When 'Good' is good enough for Pixar
Sixteen movies in, ranking the Pixar filmography serves little purpose anymore. The animation studio has only really faltered on one movie (“Cars 2”), and everything else falls into “Good” and “Great” categories. Distinguishing beyond that is just an exercise in personal preference.
Earlier this year, Pixar released a great movie: “Inside Out” is a brilliant combination of creative visuals and emotive storytelling. The studio’s second 2015 offering, “The Good Dinosaur,” isn’t even close to the originality or execution of “Inside Out,” but that shouldn’t be the measure of the new film’s success.
Pixar’s history is something to be celebrated. Using it as a measure for quality leads to sometimes unreasonable expectations.
This is all a long-winded way to say “The Good Dinosaur” isn’t a great Pixar movie, but it’s still a pretty good one.
Story issues have plagued “The Good Dinosaur” from its inception, hardly a surprise considering how many Pixar films have gone through major production upheavals (Watch the bonus features on the “Inside Out” Blu-ray, and you’ll be surprised by its convoluted path to brilliance). “Dinosaur” director Bob Peterson was removed from the project in 2013, leading to 2014 being the first year without a Pixar movie since 2005.
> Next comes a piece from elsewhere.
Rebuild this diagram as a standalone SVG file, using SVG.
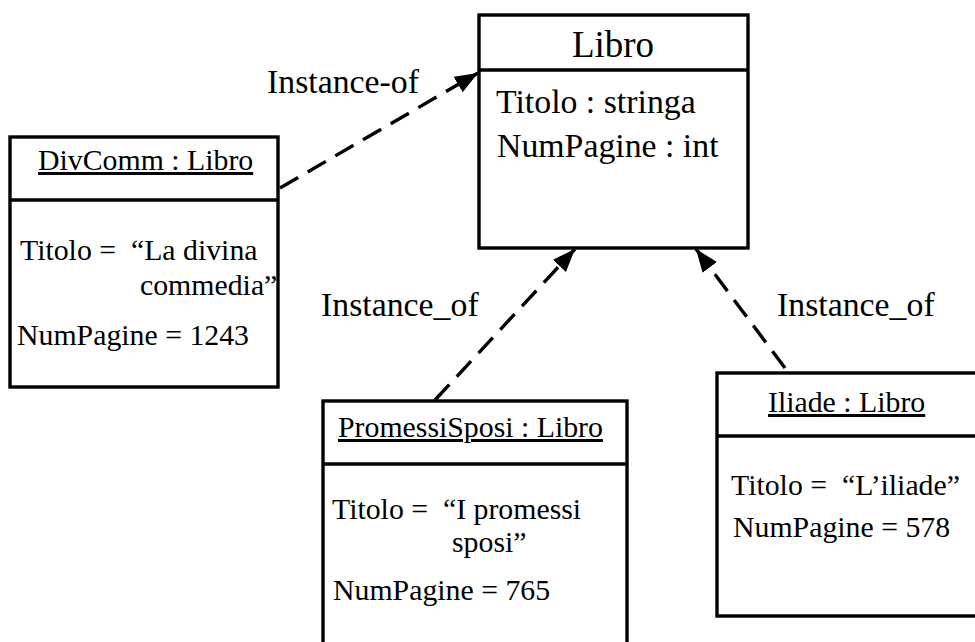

Peter Sohn eventually took the director’s chair, drastic changes were made to the story, and almost the entire announced voice cast was replaced. The result is a movie with fundamental story problems, most all of which stem from a clumsy opening act.
“The Good Dinosaur” imagines a world where the dinosaurs never went extinct and evolved to become farmers. Humans are present too, but they are of the primitive, grunting-caveman type.
The story focuses on Arlo, a runty, fearful Apatosaurus who is trying to “make his mark” with his family. It’s a clunky conflict, mostly because Arlo’s father keeps saying the cringe-inducing phrase while making actual footprints on the family’s silo of harvested corn.
Some terrible, “Bambi”/”Lion King” stuff happens, and Arlo is left to fend for himself. That’s when he forms an unlikely friendship with Spot, an undomesticated cave boy with advanced survival skills.
Once Spot and Arlo team up, “The Good Dinosaur” becomes a simple-but-engaging take on a Western/Odyssey film. The adventures are sometimes bizarre (including accidental hallucinations, buffalo-herding T-Rexes and a group of psychopathic Pteranodons), but the central relationship builds effectively and (mostly) without the on-the-nose dialogue contained in the opening scenes.
Visually speaking, “The Good Dinosaur” is spectacular. The landscapes are the most photorealistic I’ve ever seen from computer animation, to the point where the more-cartoonish dinosaurs can seem out of place. A decision was obviously made to keep the dinos from appearing too scary for the target audience.
Take away the opening 15 minutes, and one misguided dream sequence near the end, and “The Good Dinosaur” might be closer to the “Great” Pixar category. Those problematic scenes are probably the result of repeated story tinkering, but it’s the kind of lazy screenwriting that hinders other children’s entertainment. In an effort to beef up the “message,” the purity of the storytelling is compromised.
Pixar’s 2015 will be defined by “Inside Out,” which stands to snag a few Oscar nominations. “The Good Dinosaur,” aside from garnering mostly decent reviews, won’t be remembered as a studio standout. Remove it from Pixar’s own impossible track record, and “Good” is still better than the batting average of most kid-fare.
Thanksgiving leftovers
“The Hunger Games: Mockingjay Part 2,” like “Part 1,” is an incomplete experience. In splitting the story in half, the films don’t work as standalone stories, and watching them back-to-back only demonstrates how padded each film has become. The cast is still strong, but “Mockingjay” would be better as a three-hour epic than two, two-hour episodes.
“Creed” is a formulaic story, following the model of previous “Rocky” installments and other boxing movies like it. The difference is the execution. Director Ryan Coogler (“Fruitvale Station”) stages every scene with intensity, and the performances by Michael B. Jordan and an Oscar-worthy (really) Sylvester Stallone pushes “Creed” above all the previous “Rocky” sequels.